The judgment is reversed and remanded for entry of a judgment consistent with this opinion.
KEARSE, Circuit Judge (concurring):
While I believe the granting of priority to the attorney's lien produces an inequitable result when the shipowner is its own stevedore and the suit yields less than the amount the defendant has already paid the longshoreman as compensation plus the fees of the attorney to bring suit, I concur in the judgment on the basis of the legislative history of the 1959 Amendments to the Longshoremen's and Harbor Workers' Compensation Act, Pub.L.No. 86-171, 73 Stat. 391 (amending 33 U.S.C. § 933), discussed in the majority opinion, ante, which suggests that Congress intended the attorney's lien to have priority.

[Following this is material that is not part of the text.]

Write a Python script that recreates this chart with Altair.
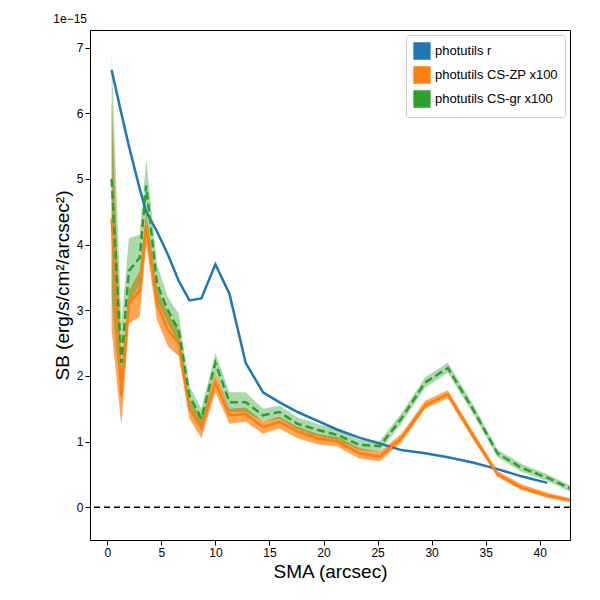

The Honorable Warren W. Eginton of the United States District Court for the District of Connecticut, sitting by designation
The proportionate share reduction, as claimed by the longshoreman, was calculated by reducing the amount of the compensation lien by the ratio that the attorney's fee and expenses bore to the total negligence judgment
The Court also noted that "Congress did not intend to alter the rule allowing the stevedore to recover the full amount of its lien from the longshoreman's third-party recovery." 445 U.S. at 80-81, 100 S.Ct. at 929. Since the very next sentence in the opinion quotes from the Senate Report's reference to an employer's reimbursement from "net" proceeds of the recovery it seems evident that recovering the "full amount" of the compensation lien means use of the net proceeds, when they are sufficient, to pay the compensation lien in full, undiminished by the pro rata portion of the attorney's fee that Bloomer sought for himself
Fontana concerned only the issue, ultimately resolved in Bloomer, whether the compensation lien should be reduced by a pro rata share of the attorney's fee; it accepted the priority of the attorney's fee as a first charge upon the negligence award. See Chouest v. A & P Boat Rentals, Inc., 472 F.2d 1026, 1034 n.13 (5th Cir.), cert. denied, 412 U.S. 949, 93 S.Ct. 3012, 37 L.Ed.2d 1002 (1973). Subsequent cases relied on Fontana not only to disallow pro rata decrease of the compensation lien when the negligence award was large enough to cover both the attorney's fee and the compensation lien, Davis v. United States Lines Co., 253 F.2d 262 (3d Cir. 1958); In re Sheffield Tankers Corp., 222 F.Supp. 441 (N.D.Cal.1963); Oleszczuk v. Calmar S.S. Corp., 163 F.Supp. 370 (D.Md.1958), but also to give priority to the compensation lien when the negligence award was too small to cover both the lien and the attorney's fee. Haynes v. Rederi A/S Aladdin, 362 F.2d 345, 350-51 (5th Cir. 1966) (noting stevedore's employment of its own attorneys to protect its lien), cert. denied, 385 U.S. 1020, 87 S.Ct. 731, 17 L.Ed.2d 557 (1967); Spano v. N.V. Stoomvaart Maatschappij "Nederland," supra; Russo v. Flota Mercante Grancolombiana, supra
Of course, the reasonableness of the attorney's fee may be challenged, lest it encroach unduly on the net proceeds subject to the compensation lien. The fee of approximately one-third of a modest verdict has not been challenged as unreasonable in this case. By contrast, the examples offered by Judge Brown to illustrate undesirable consequences of the Fifth Circuit's pre-1972 decision to limit the compensation lien to the net recovery are premised on a 40% attorney's fee applied to substantial recoveries. Strachan Shipping Co. v. Melvin, supra, 327 F.2d at 89 n.9, 90 n.11, 93 n.20 (Brown, J., dissenting.)